● What to do:
From the records below, please print only the lines from the one containing "Write a Python" through the one containing "import plotly.graph_objects as go", both included. Skip the pictures.

● Provided records:
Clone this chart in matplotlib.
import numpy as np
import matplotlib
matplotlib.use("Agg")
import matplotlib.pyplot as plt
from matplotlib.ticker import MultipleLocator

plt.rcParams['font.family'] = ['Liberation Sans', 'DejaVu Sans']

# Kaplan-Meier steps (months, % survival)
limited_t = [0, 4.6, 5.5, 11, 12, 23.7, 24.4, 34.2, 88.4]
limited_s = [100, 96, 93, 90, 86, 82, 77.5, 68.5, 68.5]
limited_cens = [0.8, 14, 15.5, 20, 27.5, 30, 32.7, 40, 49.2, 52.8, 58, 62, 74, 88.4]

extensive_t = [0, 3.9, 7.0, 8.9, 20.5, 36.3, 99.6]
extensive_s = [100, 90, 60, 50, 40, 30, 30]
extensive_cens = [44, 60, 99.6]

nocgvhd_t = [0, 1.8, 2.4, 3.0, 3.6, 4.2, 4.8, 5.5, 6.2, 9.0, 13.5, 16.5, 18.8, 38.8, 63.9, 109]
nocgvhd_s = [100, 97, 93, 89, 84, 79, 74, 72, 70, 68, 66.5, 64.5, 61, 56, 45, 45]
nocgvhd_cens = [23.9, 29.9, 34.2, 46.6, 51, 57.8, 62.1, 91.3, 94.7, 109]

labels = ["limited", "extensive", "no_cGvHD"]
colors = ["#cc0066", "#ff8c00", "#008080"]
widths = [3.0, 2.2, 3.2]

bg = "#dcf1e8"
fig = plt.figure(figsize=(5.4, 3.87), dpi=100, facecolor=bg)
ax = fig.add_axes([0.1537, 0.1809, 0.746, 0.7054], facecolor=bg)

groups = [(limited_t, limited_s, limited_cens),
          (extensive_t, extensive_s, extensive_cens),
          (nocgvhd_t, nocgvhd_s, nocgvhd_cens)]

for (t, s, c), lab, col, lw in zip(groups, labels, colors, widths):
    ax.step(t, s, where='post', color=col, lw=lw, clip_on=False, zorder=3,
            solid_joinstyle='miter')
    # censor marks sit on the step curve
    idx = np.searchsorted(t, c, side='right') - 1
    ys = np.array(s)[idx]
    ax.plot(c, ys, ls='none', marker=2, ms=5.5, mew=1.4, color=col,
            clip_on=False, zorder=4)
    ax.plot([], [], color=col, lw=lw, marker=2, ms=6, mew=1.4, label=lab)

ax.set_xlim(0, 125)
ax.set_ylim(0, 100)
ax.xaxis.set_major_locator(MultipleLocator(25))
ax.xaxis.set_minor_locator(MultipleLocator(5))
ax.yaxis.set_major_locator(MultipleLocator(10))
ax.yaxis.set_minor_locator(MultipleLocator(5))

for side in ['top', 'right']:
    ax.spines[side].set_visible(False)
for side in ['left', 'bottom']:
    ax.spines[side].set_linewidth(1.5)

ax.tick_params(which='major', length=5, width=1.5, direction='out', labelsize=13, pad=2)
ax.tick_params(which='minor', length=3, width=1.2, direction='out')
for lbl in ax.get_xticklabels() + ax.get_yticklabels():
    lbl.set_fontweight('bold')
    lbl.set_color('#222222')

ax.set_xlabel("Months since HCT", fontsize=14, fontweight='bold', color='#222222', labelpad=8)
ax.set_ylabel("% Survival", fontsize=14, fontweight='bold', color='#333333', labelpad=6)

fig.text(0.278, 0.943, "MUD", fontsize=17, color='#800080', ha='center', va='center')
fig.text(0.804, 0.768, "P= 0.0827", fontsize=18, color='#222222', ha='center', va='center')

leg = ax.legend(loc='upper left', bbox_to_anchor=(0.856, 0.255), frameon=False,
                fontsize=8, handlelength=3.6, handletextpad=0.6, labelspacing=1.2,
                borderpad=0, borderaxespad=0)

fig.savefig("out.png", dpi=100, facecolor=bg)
...
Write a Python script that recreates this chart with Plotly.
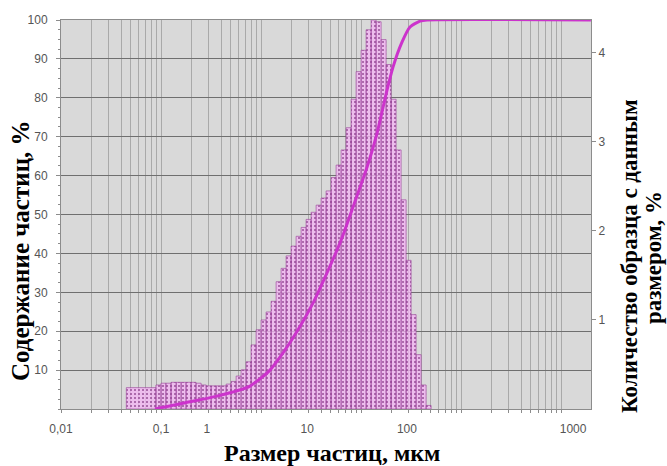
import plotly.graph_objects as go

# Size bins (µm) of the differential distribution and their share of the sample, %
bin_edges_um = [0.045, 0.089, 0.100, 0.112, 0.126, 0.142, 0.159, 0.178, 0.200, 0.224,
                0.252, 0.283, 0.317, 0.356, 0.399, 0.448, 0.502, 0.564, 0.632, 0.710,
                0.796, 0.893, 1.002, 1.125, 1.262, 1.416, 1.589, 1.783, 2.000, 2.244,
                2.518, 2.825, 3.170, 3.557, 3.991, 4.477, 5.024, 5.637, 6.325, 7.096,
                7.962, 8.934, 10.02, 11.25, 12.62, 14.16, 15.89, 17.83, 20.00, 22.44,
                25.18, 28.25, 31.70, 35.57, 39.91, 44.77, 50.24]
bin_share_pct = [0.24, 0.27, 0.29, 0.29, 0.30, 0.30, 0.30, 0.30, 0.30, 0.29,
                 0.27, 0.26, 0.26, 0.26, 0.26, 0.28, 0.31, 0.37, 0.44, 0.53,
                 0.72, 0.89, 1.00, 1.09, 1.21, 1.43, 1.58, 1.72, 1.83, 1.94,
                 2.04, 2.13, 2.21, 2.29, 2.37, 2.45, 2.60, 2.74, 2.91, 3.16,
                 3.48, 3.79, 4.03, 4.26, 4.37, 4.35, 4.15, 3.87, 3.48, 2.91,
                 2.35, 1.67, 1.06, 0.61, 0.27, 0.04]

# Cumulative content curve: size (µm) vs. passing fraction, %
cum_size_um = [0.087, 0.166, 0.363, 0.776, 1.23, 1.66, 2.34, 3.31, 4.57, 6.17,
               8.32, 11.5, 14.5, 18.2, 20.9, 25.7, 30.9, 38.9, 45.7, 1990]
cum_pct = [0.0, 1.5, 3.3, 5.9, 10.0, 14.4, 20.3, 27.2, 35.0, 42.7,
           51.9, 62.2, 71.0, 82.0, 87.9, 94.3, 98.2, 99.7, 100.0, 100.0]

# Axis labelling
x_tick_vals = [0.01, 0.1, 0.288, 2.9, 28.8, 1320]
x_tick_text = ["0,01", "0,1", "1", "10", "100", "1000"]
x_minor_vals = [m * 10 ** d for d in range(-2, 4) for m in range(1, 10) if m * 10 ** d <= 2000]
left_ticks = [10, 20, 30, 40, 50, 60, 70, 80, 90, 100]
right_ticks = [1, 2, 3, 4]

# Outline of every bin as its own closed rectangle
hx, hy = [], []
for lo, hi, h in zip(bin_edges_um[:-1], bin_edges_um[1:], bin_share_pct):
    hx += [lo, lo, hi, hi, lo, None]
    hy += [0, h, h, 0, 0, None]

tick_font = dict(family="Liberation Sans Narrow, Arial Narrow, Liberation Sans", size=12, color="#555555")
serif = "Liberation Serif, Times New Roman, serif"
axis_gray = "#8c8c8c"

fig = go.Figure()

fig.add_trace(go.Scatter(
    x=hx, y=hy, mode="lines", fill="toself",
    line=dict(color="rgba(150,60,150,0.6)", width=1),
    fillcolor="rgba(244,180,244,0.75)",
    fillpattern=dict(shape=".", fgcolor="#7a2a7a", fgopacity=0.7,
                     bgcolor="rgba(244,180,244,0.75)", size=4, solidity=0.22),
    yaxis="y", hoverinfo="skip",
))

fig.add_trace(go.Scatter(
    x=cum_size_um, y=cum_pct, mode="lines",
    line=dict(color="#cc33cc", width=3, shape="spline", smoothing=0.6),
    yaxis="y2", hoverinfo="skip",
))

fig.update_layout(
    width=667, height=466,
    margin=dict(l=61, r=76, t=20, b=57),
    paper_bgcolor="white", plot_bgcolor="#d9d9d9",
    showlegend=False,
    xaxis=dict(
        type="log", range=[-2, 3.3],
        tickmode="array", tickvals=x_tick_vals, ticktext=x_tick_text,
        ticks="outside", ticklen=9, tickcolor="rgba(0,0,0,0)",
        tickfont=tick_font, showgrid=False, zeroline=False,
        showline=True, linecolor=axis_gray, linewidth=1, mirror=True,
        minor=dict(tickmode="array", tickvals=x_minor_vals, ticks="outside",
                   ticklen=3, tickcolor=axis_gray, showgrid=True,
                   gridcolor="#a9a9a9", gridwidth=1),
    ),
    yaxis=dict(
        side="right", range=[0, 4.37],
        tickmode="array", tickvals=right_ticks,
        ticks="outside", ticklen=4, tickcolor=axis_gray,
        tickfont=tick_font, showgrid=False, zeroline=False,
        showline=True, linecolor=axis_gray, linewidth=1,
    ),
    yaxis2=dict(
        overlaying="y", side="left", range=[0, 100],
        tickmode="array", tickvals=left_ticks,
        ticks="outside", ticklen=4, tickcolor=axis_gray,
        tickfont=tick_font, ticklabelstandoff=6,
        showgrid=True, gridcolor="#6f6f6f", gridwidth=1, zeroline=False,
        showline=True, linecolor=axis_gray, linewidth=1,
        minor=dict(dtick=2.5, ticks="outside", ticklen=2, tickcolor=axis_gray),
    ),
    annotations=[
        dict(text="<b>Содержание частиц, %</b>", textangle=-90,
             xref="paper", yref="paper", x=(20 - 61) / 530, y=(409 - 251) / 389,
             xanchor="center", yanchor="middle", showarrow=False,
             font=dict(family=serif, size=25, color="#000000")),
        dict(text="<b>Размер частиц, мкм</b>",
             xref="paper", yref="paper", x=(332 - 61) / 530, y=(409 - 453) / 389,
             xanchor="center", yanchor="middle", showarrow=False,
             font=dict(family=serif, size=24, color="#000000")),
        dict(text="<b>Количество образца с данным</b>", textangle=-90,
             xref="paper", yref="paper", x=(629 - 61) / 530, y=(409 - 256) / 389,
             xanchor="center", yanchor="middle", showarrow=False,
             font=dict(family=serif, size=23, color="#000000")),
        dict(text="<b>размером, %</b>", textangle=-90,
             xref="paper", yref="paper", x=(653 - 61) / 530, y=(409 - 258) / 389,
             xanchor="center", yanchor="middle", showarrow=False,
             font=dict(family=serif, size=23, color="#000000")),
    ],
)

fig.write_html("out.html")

● Written response:
Write a Python script that recreates this chart with Plotly.
import plotly.graph_objects as go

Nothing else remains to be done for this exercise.